Plus polémique, Carrefour a décidé de répondre à la concurrence du e-commerce et aux nouvelles habitudes de consommation en ouvrant sans discontinuer une partie de ses points de vente italiens, depuis le printemps 2015. Une centaine d'entre eux sont désormais ouverts 24h/24, majoritairement des supermarchés Carrefour Market, mais aussi des Hypers. Signe que l'idée fonctionne, l'enseigne déploie maintenant le même concept en Espagne. "Cela va de pair avec un changement total de l'expérience en magasin. Celui-ci devient un lieu de rencontre, d'échange et de convivialité, car c'est le seul endroit ouvert la nuit" expliquait Grégoire Kaufman lors des Sommets du Digital de La Clusaz. "Beaucoup de clients dînent tranquillement en famille et viennent ensuite faire leurs courses, en prenant leur temps, dans une ambiance conviviale". Pour animer le lieu, l'enseigne organise des concerts et des événements, tout en repensant les espaces. Carrefour offre aussi le café aux policiers et aux chauffeurs de taxi, car "ça ramène des gens qui rassurent". Aux caisses, pas de femmes, seulement des caissiers. En parallèle, une campagne sur les réseaux sociaux met en avant "la gente di Carrefour" : ses employés et ses fournisseurs, pour humaniser la marque. "En à peine dix-huit mois, Carrefour est devenu le premier distributeur en Italie sur le digital, avec une fanbase sur Facebook de 500 clients."

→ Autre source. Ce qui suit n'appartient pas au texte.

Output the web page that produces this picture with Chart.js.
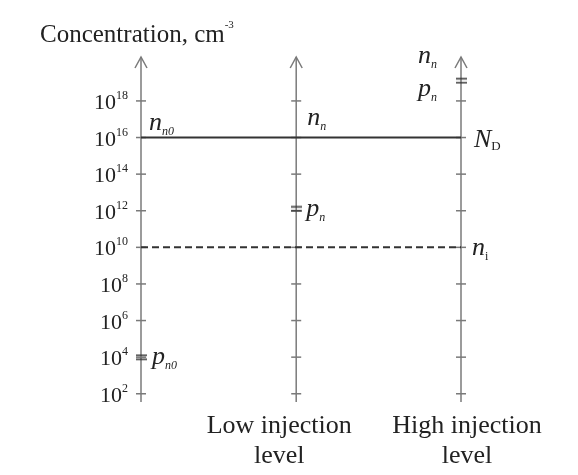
<!DOCTYPE html>
<html>
<head>
<meta charset="utf-8">
<script src="https://cdn.jsdelivr.net/npm/chart.js@4/dist/chart.umd.min.js"></script>
<style>
  html, body { margin: 0; padding: 0; background: #fff; }
</style>
</head>
<body>
<canvas id="chart" width="578" height="475"></canvas>
<script>
// ── Data ────────────────────────────────────────────────────────
const levelNames   = ['Low injection', 'High injection'];   // 2nd / 3rd axis
const tickExps     = [2, 4, 6, 8, 10, 12, 14, 16, 18];      // log10 of cm^-3
const axisExps     = [1.55, 20.4];                          // bottom / top of drawn axes
const donorExp     = 16;                                    // N_D = n_n0
const intrinsicExp = 10;                                    // n_i
const holeExps     = [4, 12.1, 19.1];                       // p_n0, p_n (low), p_n ≈ n_n (high)

// ── Layout ──────────────────────────────────────────────────────
const levelPos = [0, 0.97, 2];
const FONT  = '"Liberation Serif", "Times New Roman", serif';
const INK   = '#222';
const AXIS  = '#7a7a7a';
const LINE  = '#333';

const pow = e => Math.pow(10, e);

// "=" marker used for hole concentrations
const doubleTick = (() => {
    const c = document.createElement('canvas');
    c.width = 11; c.height = 7;
    const g = c.getContext('2d');
    g.strokeStyle = LINE; g.lineWidth = 1.6;
    g.beginPath();
    g.moveTo(0, 1.5); g.lineTo(11, 1.5);
    g.moveTo(0, 5.5); g.lineTo(11, 5.5);
    g.stroke();
    return c;
})();

// ── Datasets ────────────────────────────────────────────────────
const datasets = [];

levelPos.forEach(p => {
    datasets.push({
        type: 'line',
        data: [{ x: p, y: pow(axisExps[0]) }, { x: p, y: pow(axisExps[1]) }],
        borderColor: AXIS, borderWidth: 1.5, pointRadius: 0, clip: false, order: 5
    });
    datasets.push({
        type: 'scatter',
        data: tickExps.map(e => ({ x: p, y: pow(e) })),
        pointStyle: 'line', pointRadius: 5, borderColor: AXIS, borderWidth: 1.5, clip: false, order: 4
    });
});

datasets.push({
    type: 'line',
    data: [{ x: 0, y: pow(donorExp) }, { x: 2, y: pow(donorExp) }],
    borderColor: LINE, borderWidth: 2, pointRadius: 0, clip: false, order: 2
});
datasets.push({
    type: 'line',
    data: [{ x: 0, y: pow(intrinsicExp) }, { x: 2, y: pow(intrinsicExp) }],
    borderColor: LINE, borderWidth: 2, borderDash: [7, 4], pointRadius: 0, clip: false, order: 2
});
datasets.push({
    type: 'scatter',
    data: holeExps.map((e, i) => ({ x: levelPos[i], y: pow(e) })),
    pointStyle: doubleTick, pointRadius: 5, clip: false, order: 1
});

// ── Text helpers ────────────────────────────────────────────────
// parts: [{ t, size, italic, dy }]; draws a run of text with sub/superscripts
function rich(ctx, x, y, parts, align) {
    const fontOf = p => `${p.italic ? 'italic ' : ''}${p.size}px ${FONT}`;
    let w = 0;
    parts.forEach(p => { ctx.font = fontOf(p); w += ctx.measureText(p.t).width; });
    let cx = align === 'right' ? x - w : align === 'center' ? x - w / 2 : x;
    ctx.textAlign = 'left';
    ctx.textBaseline = 'alphabetic';
    parts.forEach(p => {
        ctx.font = fontOf(p);
        ctx.fillText(p.t, cx, y + (p.dy || 0));
        cx += ctx.measureText(p.t).width;
    });
}

const varLabel = (main, sub, subItalic = true) => [
    { t: main, size: 26, italic: true },
    { t: sub, size: 12, italic: subItalic, dy: 5 }
];

// labels anchored to (level index, exponent) with pixel offsets
const labels = [
    { at: [0, donorExp],     dx: 8,   dy: -8,  parts: varLabel('n', 'n0') },
    { at: [1, donorExp],     dx: 11,  dy: -13, parts: varLabel('n', 'n') },
    { at: [2, donorExp],     dx: 13,  dy: 9,   parts: [{ t: 'N', size: 26, italic: true }, { t: 'D', size: 13, dy: 3 }] },
    { at: [2, intrinsicExp], dx: 11,  dy: 8,   parts: varLabel('n', 'i', false) },
    { at: [1, holeExps[1]],  dx: 10,  dy: 7,   parts: varLabel('p', 'n') },
    { at: [0, holeExps[0]],  dx: 11,  dy: 7,   parts: varLabel('p', 'n0') },
    { at: [2, holeExps[2]],  dx: -24, dy: -18, parts: varLabel('n', 'n'), align: 'right' },
    { at: [2, holeExps[2]],  dx: -24, dy: 15,  parts: varLabel('p', 'n'), align: 'right' }
];

const annotate = {
    id: 'annotate',
    afterDraw(chart) {
        const { ctx, scales: { x, y } } = chart;
        ctx.save();

        // arrowheads on top of each axis
        ctx.strokeStyle = AXIS; ctx.lineWidth = 1.5;
        levelPos.forEach(p => {
            const px = x.getPixelForValue(p), py = y.getPixelForValue(pow(axisExps[1]));
            ctx.beginPath();
            ctx.moveTo(px - 6, py + 11);
            ctx.lineTo(px, py);
            ctx.lineTo(px + 6, py + 11);
            ctx.stroke();
        });

        ctx.fillStyle = INK;

        // title
        rich(ctx, 40, 42, [
            { t: 'Concentration, cm', size: 25 },
            { t: '-3', size: 11, dy: -14 }
        ]);

        // tick labels 10^e
        const right = x.getPixelForValue(0) - 13;
        tickExps.forEach(e => {
            const py = y.getPixelForValue(pow(e));
            rich(ctx, right, py + 8, [
                { t: '10', size: 22 },
                { t: String(e), size: 12, dy: -10 }
            ], 'right');
        });

        // level captions
        const captions = [[levelNames[0], levelPos[1], -17], [levelNames[1], levelPos[2], 6]];
        captions.forEach(([name, p, off]) => {
            const cx = x.getPixelForValue(p) + off;
            rich(ctx, cx, 433, [{ t: name, size: 26 }], 'center');
            rich(ctx, cx, 463, [{ t: 'level', size: 26 }], 'center');
        });

        // variable labels
        labels.forEach(l => {
            const px = x.getPixelForValue(levelPos[l.at[0]]) + l.dx;
            const py = y.getPixelForValue(pow(l.at[1])) + l.dy;
            rich(ctx, px, py, l.parts, l.align);
        });

        ctx.restore();
    }
};

new Chart(document.getElementById('chart'), {
    type: 'scatter',
    data: { datasets },
    options: {
        responsive: false,
        animation: false,
        devicePixelRatio: 1,
        layout: { padding: { left: 141, right: 117, top: 57, bottom: 73 } },
        plugins: { legend: { display: false }, tooltip: { enabled: false } },
        scales: {
            x: { type: 'linear', min: 0, max: 2, display: false },
            y: { type: 'logarithmic', min: pow(axisExps[0]), max: pow(axisExps[1]), display: false }
        },
        elements: { line: { tension: 0 } }
    },
    plugins: [annotate]
});
</script>
</body>
</html>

3/ Enjoy révolutionne l'expérience de la livraison
Imaginé par le fondateur des Apple Store et ex-PDG de JC Penney, Enjoy ambitionne de combiner les meilleurs aspects du e-commerce et du commerce physique, en transformant totalement l'expérience de livraison. "Si vous leur dites de vous livrer à 23h au Starbucks, vous êtes livré à 23h au Starbucks" résume Frank Rosenthal, lors des Sommets du Digital. Mieux : cette livraison en main propre est réalisée par des experts des produits vendus (principalement du high-tech, mais aussi des skateboards). Le but : créer du lien avec le client, tout en l'aidant dans la prise en main des drones, smartphones et autres "wearables" vendus par Enjoy. Les experts peuvent aussi être sollicités pour des cours à domicile. La start-up, qui a levé 80 millions de dollars, est pour l'instant uniquement disponible à New York et San Francisco, mais prévoit un développement rapide dans d'autres villes.